- Born: October 11, 1949 Louisville, Kentucky, US
- Died: November 3, 2018 (aged 69)
- Occupation: Businessman
- Known for: CEO of satellite dish provider Dish Network

= Joe Clayton =

Joseph P. Clayton (11 October 1949 – 3 November 2018) was the CEO of Dish Network, a Colorado based Direct Broadcast Satellite provider. He both took the role from and was replaced by Charlie Ergen.

==Career==
From 1992 to 1996, Clayton was executive vice president of marketing and sales in the Americas and Asia at Thomson S.A. (the Consumer Electronics Division at GE). During his tenure as EVP, Clayton was involved in developing and rolling out the consumer equipment for DirecTV.

In 1997, Clayton become the CEO of Frontier Communications (originally Rochester Telephone). He was CEO of Frontier until September 1999, during which time the company acquired GlobalCenter.
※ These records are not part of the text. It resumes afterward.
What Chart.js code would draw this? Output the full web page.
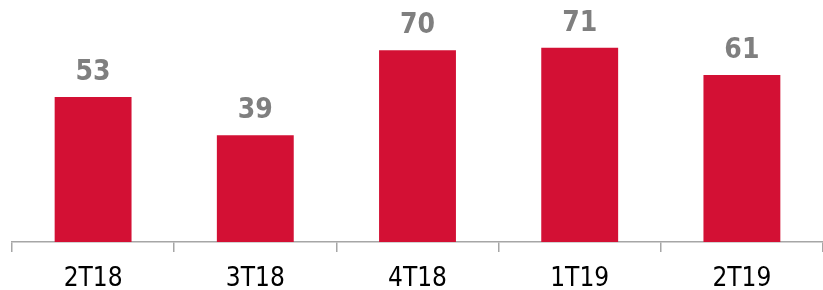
<!DOCTYPE html>
<html>
<head>
<meta charset="utf-8">
<script src="https://cdn.jsdelivr.net/npm/chart.js@4"></script>
<style>
    html, body { margin: 0; padding: 0; background: #ffffff; }
    #wrap { width: 823px; height: 290px; }
</style>
</head>
<body>
<div id="wrap"><canvas id="barChart"></canvas></div>
<script>
// Data
const labels = ["2T18", "3T18", "4T18", "1T19", "2T19"];
const values = [53, 39, 70, 71, 61];

const fontFamily = "'DejaVu Sans Condensed', 'DejaVu Sans', Tahoma, sans-serif";

// plugin kecil untuk menulis nilai di atas batang
const valueLabels = {
    id: 'valueLabels',
    afterDatasetsDraw: function (chart) {
        const ctx = chart.ctx;
        const meta = chart.getDatasetMeta(0);
        ctx.save();
        ctx.fillStyle = '#7f7f7f';
        ctx.font = 'bold 28px ' + fontFamily;
        ctx.textAlign = 'center';
        ctx.textBaseline = 'alphabetic';
        meta.data.forEach(function (bar, i) {
            ctx.fillText(values[i], bar.x, bar.y - 17);
        });
        ctx.restore();
    }
};

const ctx = document.getElementById('barChart').getContext('2d');
new Chart(ctx, {
    type: 'bar',
    data: {
        labels: labels,
        datasets: [{
            data: values,
            backgroundColor: '#d31034',
            borderWidth: 0,
            categoryPercentage: 1,
            barPercentage: 0.474
        }]
    },
    options: {
        responsive: true,
        maintainAspectRatio: false,
        animation: false,
        layout: {
            padding: { left: 12, right: 0, top: 0, bottom: 0 }
        },
        scales: {
            y: {
                display: false,
                min: 0,
                max: 88.4
            },
            x: {
                offset: true,
                // tinggi sumbu x tetap supaya garis sumbu di y=242
                afterFit: function (scale) {
                    scale.height = 48;
                },
                border: { display: true, color: '#a6a6a6', width: 1.5 },
                grid: {
                    offset: true,
                    drawOnChartArea: false,
                    drawTicks: true,
                    tickLength: 10,
                    color: '#a6a6a6',
                    lineWidth: 1.5
                },
                ticks: {
                    color: '#000000',
                    padding: 12,
                    font: { family: fontFamily, size: 26 }
                }
            }
        },
        plugins: {
            legend: { display: false },
            tooltip: { enabled: false }
        }
    },
    plugins: [valueLabels]
});
</script>
</body>
</html>
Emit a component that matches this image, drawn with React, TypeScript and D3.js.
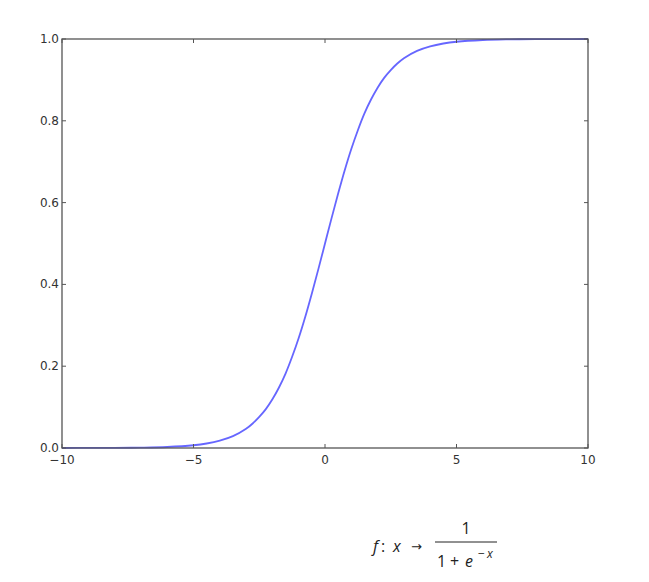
import React from "react";
import * as d3 from "d3";

const xs = [-10, -9, -8, -7, -6, -5, -4.5, -4, -3.5, -3, -2.75, -2.5, -2.25, -2, -1.75, -1.5, -1.25, -1, -0.75, -0.5, -0.25, 0, 0.25, 0.5, 0.75, 1, 1.25, 1.5, 1.75, 2, 2.25, 2.5, 2.75, 3, 3.5, 4, 4.5, 5, 6, 7, 8, 9, 10];
const ys = [0.00005, 0.0001, 0.0003, 0.0009, 0.0025, 0.0067, 0.011, 0.018, 0.029, 0.047, 0.06, 0.076, 0.095, 0.119, 0.148, 0.182, 0.223, 0.269, 0.321, 0.378, 0.438, 0.5, 0.562, 0.622, 0.679, 0.731, 0.777, 0.818, 0.852, 0.881, 0.905, 0.924, 0.94, 0.953, 0.971, 0.982, 0.989, 0.9933, 0.9975, 0.9991, 0.9997, 0.9999, 0.99995];
const xTicks = [-10, -5, 0, 5, 10];
const yTicks = [0, 0.2, 0.4, 0.6, 0.8, 1.0];

export default function App() {
  const W = 649, H = 582;
  const L = 62, R = 588, T = 39, B = 448;
  const x = d3.scaleLinear().domain([-10, 10]).range([L, R]);
  const y = d3.scaleLinear().domain([0, 1]).range([B, T]);
  const pts: [number, number][] = xs.map((v, i) => [v, ys[i]]);
  const line = d3.line<[number, number]>().x(d => x(d[0])).y(d => y(d[1])).curve(d3.curveCatmullRom.alpha(0.5));
  const tick = 4;
  const fontAxis = "'DejaVu Sans', sans-serif";
  const fontMath = "'Open Sans', sans-serif";
  return (
    <svg width={W} height={H} style={{ position: "absolute", left: 0, top: 0, background: "#fff" }}>
      <rect x={L} y={T} width={R - L} height={B - T} fill="#fff" />
      <path d={line(pts) || ""} fill="none" stroke="rgba(0,0,255,0.6)" strokeWidth={1.8} />
      <rect x={L} y={T} width={R - L} height={B - T} fill="none" stroke="#555" strokeWidth={1.3} />
      {xTicks.map(t => (
        <g key={"x" + t}>
          <line x1={x(t)} x2={x(t)} y1={B} y2={B - tick} stroke="#555" />
          <line x1={x(t)} x2={x(t)} y1={T} y2={T + tick} stroke="#555" />
          <text x={x(t)} y={464} textAnchor="middle" fontSize={12} fill="#333" fontFamily={fontAxis}>
            {t < 0 ? "\u2212" + Math.abs(t) : String(t)}
          </text>
        </g>
      ))}
      {yTicks.map(t => (
        <g key={"y" + t}>
          <line x1={L} x2={L + tick} y1={y(t)} y2={y(t)} stroke="#555" />
          <line x1={R} x2={R - tick} y1={y(t)} y2={y(t)} stroke="#555" />
          <text x={59} y={y(t) + 4} textAnchor="end" fontSize={12} fill="#333" fontFamily={fontAxis}>
            {t.toFixed(1)}
          </text>
        </g>
      ))}
      <g fontFamily={fontMath} fill="#222" fontSize={16}>
        <text x={373} y={552} fontStyle="italic">f</text>
        <text x={381} y={552}>:</text>
        <text x={393} y={552} fontStyle="italic">x</text>
        <text x={411} y={551} fontSize={13} fontFamily="'DejaVu Sans', sans-serif">{"\u2192"}</text>
        <text x={466} y={534} textAnchor="middle">1</text>
        <line x1={435} x2={497} y1={542} y2={542} stroke="#222" strokeWidth={1} />
        <text x={437} y={567}>1</text>
        <text x={450} y={567}>+</text>
        <text x={465} y={567} fontStyle="italic">e</text>
        <text x={478} y={558} fontSize={12}>{"\u2212"}</text>
        <text x={487} y={558} fontSize={12} fontStyle="italic">x</text>
      </g>
    </svg>
  );
}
Clayton went on to become president of Global Crossing Ltd, the company that acquired Frontier Communications. He was president until November 2001.

From 2001 to 2004, Clayton was the CEO of Sirius XM Holdings, where he launched satellite radio. He then became the president of Sirius until 2008.

In May 2011, Clayton took over the role of CEO of DISH Network from Charlie Ergen. Clayton stepped down from his role in February 2015, and was replaced by Ergen.

Clayton died November 3, 2018, at the age of 69.